# Task goal
Nothing after the line with "var w = 370, h = 381;" belongs in the copy; extract the lines below from the top through that line, pictures left out.

# Given material
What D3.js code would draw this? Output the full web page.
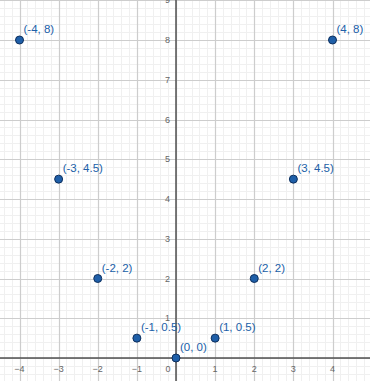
<!DOCTYPE html>
<html>
<head>
<meta charset="utf-8">
<script src="https://cdn.jsdelivr.net/npm/d3@7"></script>
<style>
  html, body { margin: 0; padding: 0; background: #fff; }
  svg { display: block; }
</style>
</head>
<body>
<div id="graph"></div>
<script>
var point_x = [-4, -3, -2, -1, 0, 1, 2, 3, 4];
var point_y = [8, 4.5, 2, 0.5, 0, 0.5, 2, 4.5, 8];
var x_ticks = [-4, -3, -2, -1, 0, 1, 2, 3, 4];
var y_ticks = [1, 2, 3, 4, 5, 6, 7, 8, 9];

var w = 370, h = 381;

var svg = d3.select('#graph').append('svg')
    .attr('width', w)
    .attr('height', h);

// origin sits at (176, 358); about 39 px per unit
var x = d3.scaleLinear().domain([-4, 4]).range([19.5, 332.5]);
var y = d3.scaleLinear().domain([0, 8]).range([358, 40]);

var xmin = x.invert(0), xmax = x.invert(w),
    ymin = y.invert(h), ymax = y.invert(0);

// minor grid, 5 per unit
var minor_x = d3.range(Math.ceil(xmin * 5), Math.floor(xmax * 5) + 1).map(function(d) { return d / 5; });
var minor_y = d3.range(Math.ceil(ymin * 5), Math.floor(ymax * 5) + 1).map(function(d) { return d / 5; });

svg.append('g').selectAll('line').data(minor_x).enter().append('line')
    .attr('x1', function(d) { return Math.round(x(d)) + 0.5; })
    .attr('x2', function(d) { return Math.round(x(d)) + 0.5; })
    .attr('y1', 0).attr('y2', h)
    .attr('stroke', '#f0f0f0').attr('stroke-width', 1);

svg.append('g').selectAll('line').data(minor_y).enter().append('line')
    .attr('y1', function(d) { return Math.round(y(d)) + 0.5; })
    .attr('y2', function(d) { return Math.round(y(d)) + 0.5; })
    .attr('x1', 0).attr('x2', w)
    .attr('stroke', '#f0f0f0').attr('stroke-width', 1);

// major grid
var major_x = d3.range(Math.ceil(xmin), Math.floor(xmax) + 1);
var major_y = d3.range(Math.ceil(ymin), Math.floor(ymax) + 1);

svg.append('g').selectAll('line').data(major_x).enter().append('line')
    .attr('x1', function(d) { return Math.round(x(d)) + 0.5; })
    .attr('x2', function(d) { return Math.round(x(d)) + 0.5; })
    .attr('y1', 0).attr('y2', h)
    .attr('stroke', '#cdcdcd').attr('stroke-width', 1.2);

svg.append('g').selectAll('line').data(major_y).enter().append('line')
    .attr('y1', function(d) { return Math.round(y(d)) + 0.5; })
    .attr('y2', function(d) { return Math.round(y(d)) + 0.5; })
    .attr('x1', 0).attr('x2', w)
    .attr('stroke', '#cdcdcd').attr('stroke-width', 1.2);

// axes
svg.append('line')
    .attr('x1', 0).attr('x2', w)
    .attr('y1', y(0)).attr('y2', y(0))
    .attr('stroke', '#505050').attr('stroke-width', 1.5);

svg.append('line')
    .attr('x1', x(0)).attr('x2', x(0))
    .attr('y1', 0).attr('y2', h)
    .attr('stroke', '#505050').attr('stroke-width', 1.5);

// tick labels
function fmt(d) { return d < 0 ? '\u2212' + Math.abs(d) : String(d); }

svg.append('g').selectAll('text').data(x_ticks).enter().append('text')
    .attr('x', function(d) { return d === 0 ? x(0) - 8 : x(d); })
    .attr('y', y(0) + 14)
    .attr('text-anchor', 'middle')
    .attr('font-family', 'Arial, "Liberation Sans", sans-serif')
    .attr('font-size', 9)
    .attr('fill', '#666')
    .text(fmt);

svg.append('g').selectAll('text').data(y_ticks).enter().append('text')
    .attr('x', x(0) - 6)
    .attr('y', function(d) { return y(d) + 3; })
    .attr('text-anchor', 'end')
    .attr('font-family', 'Arial, "Liberation Sans", sans-serif')
    .attr('font-size', 9)
    .attr('fill', '#666')
    .text(fmt);

// points
var pts = point_x.map(function(d, i) { return {x: d, y: point_y[i]}; });

svg.append('g').selectAll('circle').data(pts).enter().append('circle')
    .attr('cx', function(d) { return x(d.x); })
    .attr('cy', function(d) { return y(d.y); })
    .attr('r', 4)
    .attr('fill', '#1f5fa8')
    .attr('stroke', '#0d2f5e')
    .attr('stroke-width', 1);

svg.append('g').selectAll('text').data(pts).enter().append('text')
    .attr('x', function(d) { return x(d.x) + 4; })
    .attr('y', function(d) { return y(d.y) - 7; })
    .attr('font-family', 'Arial, "Liberation Sans", sans-serif')
    .attr('font-size', 11.5)
    .attr('fill', '#2060a8')
    .text(function(d) { return '(' + d.x + ', ' + d.y + ')'; });
</script>
</body>
</html>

# Result below
What D3.js code would draw this? Output the full web page.
<!DOCTYPE html>
<html>
<head>
<meta charset="utf-8">
<script src="https://cdn.jsdelivr.net/npm/d3@7"></script>
<style>
  html, body { margin: 0; padding: 0; background: #fff; }
  svg { display: block; }
</style>
</head>
<body>
<div id="graph"></div>
<script>
var point_x = [-4, -3, -2, -1, 0, 1, 2, 3, 4];
var point_y = [8, 4.5, 2, 0.5, 0, 0.5, 2, 4.5, 8];
var x_ticks = [-4, -3, -2, -1, 0, 1, 2, 3, 4];
var y_ticks = [1, 2, 3, 4, 5, 6, 7, 8, 9];

var w = 370, h = 381;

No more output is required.